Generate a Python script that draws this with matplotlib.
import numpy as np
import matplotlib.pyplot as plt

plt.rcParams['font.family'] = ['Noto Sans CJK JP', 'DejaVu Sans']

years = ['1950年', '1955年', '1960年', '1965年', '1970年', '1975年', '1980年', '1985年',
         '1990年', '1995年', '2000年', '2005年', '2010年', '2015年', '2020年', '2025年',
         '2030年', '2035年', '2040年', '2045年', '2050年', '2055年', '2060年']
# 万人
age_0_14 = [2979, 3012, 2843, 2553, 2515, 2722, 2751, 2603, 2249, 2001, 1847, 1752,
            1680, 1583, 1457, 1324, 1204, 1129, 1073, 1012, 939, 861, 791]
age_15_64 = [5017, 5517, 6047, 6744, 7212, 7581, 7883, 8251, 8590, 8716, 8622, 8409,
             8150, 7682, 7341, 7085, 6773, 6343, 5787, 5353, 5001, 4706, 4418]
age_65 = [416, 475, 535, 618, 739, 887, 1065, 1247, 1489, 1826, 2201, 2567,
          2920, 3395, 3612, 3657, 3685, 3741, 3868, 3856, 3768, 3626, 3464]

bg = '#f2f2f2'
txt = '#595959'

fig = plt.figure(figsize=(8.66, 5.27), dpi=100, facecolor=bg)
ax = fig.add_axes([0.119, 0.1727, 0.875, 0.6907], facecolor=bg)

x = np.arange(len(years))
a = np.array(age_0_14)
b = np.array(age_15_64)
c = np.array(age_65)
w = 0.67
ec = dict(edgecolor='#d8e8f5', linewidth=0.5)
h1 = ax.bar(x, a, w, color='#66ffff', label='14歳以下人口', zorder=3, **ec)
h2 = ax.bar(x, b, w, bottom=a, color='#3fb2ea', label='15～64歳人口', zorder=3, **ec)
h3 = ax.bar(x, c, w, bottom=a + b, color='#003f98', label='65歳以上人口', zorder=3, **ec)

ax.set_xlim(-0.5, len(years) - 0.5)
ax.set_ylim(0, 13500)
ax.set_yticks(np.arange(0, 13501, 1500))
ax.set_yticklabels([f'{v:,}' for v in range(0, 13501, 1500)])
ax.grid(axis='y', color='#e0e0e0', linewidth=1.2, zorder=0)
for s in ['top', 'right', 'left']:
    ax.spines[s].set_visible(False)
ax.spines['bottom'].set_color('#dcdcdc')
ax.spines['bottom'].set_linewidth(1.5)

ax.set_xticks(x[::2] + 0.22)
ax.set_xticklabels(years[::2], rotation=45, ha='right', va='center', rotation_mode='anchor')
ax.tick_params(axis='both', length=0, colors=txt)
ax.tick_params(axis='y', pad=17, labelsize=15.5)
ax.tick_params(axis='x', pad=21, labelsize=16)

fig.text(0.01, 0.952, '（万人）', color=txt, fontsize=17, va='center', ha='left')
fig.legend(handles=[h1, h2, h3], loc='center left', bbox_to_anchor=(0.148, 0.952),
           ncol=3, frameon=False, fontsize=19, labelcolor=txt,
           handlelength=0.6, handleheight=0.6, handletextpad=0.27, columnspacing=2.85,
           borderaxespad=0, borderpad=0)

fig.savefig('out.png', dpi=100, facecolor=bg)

...

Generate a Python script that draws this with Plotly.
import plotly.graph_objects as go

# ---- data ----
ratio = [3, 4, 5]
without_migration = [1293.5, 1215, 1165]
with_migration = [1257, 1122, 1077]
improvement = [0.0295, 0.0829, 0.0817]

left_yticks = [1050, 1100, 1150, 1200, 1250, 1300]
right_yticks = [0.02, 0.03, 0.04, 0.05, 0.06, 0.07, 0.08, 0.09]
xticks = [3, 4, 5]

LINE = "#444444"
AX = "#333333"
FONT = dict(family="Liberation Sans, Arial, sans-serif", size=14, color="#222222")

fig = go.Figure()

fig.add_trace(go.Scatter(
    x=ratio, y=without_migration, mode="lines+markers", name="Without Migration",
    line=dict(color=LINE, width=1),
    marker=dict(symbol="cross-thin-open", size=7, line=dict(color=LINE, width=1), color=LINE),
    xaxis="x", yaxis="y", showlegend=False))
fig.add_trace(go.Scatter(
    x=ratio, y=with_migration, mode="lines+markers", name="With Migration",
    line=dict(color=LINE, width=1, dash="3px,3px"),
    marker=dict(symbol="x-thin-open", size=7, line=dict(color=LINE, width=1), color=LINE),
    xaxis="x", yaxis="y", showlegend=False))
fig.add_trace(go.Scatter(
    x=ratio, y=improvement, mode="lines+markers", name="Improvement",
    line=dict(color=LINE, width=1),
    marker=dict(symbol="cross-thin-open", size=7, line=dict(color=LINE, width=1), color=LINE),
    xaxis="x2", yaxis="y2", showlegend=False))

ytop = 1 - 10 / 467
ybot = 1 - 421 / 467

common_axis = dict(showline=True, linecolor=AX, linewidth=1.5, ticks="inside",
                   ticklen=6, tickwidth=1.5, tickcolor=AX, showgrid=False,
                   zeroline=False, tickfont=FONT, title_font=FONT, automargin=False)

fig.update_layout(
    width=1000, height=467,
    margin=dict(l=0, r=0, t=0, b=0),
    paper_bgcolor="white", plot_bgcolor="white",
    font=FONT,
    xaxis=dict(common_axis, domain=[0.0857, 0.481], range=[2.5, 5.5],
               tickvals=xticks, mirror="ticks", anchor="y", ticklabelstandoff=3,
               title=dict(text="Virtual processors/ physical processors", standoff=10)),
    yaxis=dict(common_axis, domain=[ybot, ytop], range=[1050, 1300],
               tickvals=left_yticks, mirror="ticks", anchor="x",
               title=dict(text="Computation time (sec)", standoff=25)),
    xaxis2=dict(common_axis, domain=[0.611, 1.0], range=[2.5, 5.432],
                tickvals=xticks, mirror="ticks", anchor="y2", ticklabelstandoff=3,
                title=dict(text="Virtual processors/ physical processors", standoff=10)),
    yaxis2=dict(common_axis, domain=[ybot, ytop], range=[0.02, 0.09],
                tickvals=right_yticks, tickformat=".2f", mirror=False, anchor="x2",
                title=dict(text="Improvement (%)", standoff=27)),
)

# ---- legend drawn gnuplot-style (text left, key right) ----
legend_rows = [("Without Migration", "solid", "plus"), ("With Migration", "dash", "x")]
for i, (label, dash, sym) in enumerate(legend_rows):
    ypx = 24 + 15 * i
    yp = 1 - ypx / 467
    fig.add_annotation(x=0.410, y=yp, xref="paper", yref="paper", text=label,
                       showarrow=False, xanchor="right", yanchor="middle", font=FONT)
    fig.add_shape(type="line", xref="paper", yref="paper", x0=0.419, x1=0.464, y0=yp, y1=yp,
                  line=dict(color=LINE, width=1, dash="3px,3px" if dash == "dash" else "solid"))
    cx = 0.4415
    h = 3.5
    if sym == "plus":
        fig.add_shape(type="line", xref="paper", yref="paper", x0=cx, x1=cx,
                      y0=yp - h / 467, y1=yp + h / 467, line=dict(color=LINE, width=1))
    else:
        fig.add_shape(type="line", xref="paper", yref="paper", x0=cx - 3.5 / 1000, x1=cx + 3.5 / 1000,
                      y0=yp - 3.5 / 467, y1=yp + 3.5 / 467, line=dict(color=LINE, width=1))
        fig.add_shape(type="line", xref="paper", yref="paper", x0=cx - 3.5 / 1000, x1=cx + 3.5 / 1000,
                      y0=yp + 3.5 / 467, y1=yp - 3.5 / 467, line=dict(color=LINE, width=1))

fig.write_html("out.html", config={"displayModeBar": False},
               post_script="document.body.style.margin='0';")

The exercise ▸ Retype, exactly and in full, the lines above from the one containing "Generate a Python script that draws this with Plotly." through the one containing "tickfont=FONT, title_font=FONT, automargin=False)".

Complete answer ▸
Generate a Python script that draws this with Plotly.
import plotly.graph_objects as go

# ---- data ----
ratio = [3, 4, 5]
without_migration = [1293.5, 1215, 1165]
with_migration = [1257, 1122, 1077]
improvement = [0.0295, 0.0829, 0.0817]

left_yticks = [1050, 1100, 1150, 1200, 1250, 1300]
right_yticks = [0.02, 0.03, 0.04, 0.05, 0.06, 0.07, 0.08, 0.09]
xticks = [3, 4, 5]

LINE = "#444444"
AX = "#333333"
FONT = dict(family="Liberation Sans, Arial, sans-serif", size=14, color="#222222")

fig = go.Figure()

fig.add_trace(go.Scatter(
    x=ratio, y=without_migration, mode="lines+markers", name="Without Migration",
    line=dict(color=LINE, width=1),
    marker=dict(symbol="cross-thin-open", size=7, line=dict(color=LINE, width=1), color=LINE),
    xaxis="x", yaxis="y", showlegend=False))
fig.add_trace(go.Scatter(
    x=ratio, y=with_migration, mode="lines+markers", name="With Migration",
    line=dict(color=LINE, width=1, dash="3px,3px"),
    marker=dict(symbol="x-thin-open", size=7, line=dict(color=LINE, width=1), color=LINE),
    xaxis="x", yaxis="y", showlegend=False))
fig.add_trace(go.Scatter(
    x=ratio, y=improvement, mode="lines+markers", name="Improvement",
    line=dict(color=LINE, width=1),
    marker=dict(symbol="cross-thin-open", size=7, line=dict(color=LINE, width=1), color=LINE),
    xaxis="x2", yaxis="y2", showlegend=False))

ytop = 1 - 10 / 467
ybot = 1 - 421 / 467

common_axis = dict(showline=True, linecolor=AX, linewidth=1.5, ticks="inside",
                   ticklen=6, tickwidth=1.5, tickcolor=AX, showgrid=False,
                   zeroline=False, tickfont=FONT, title_font=FONT, automargin=False)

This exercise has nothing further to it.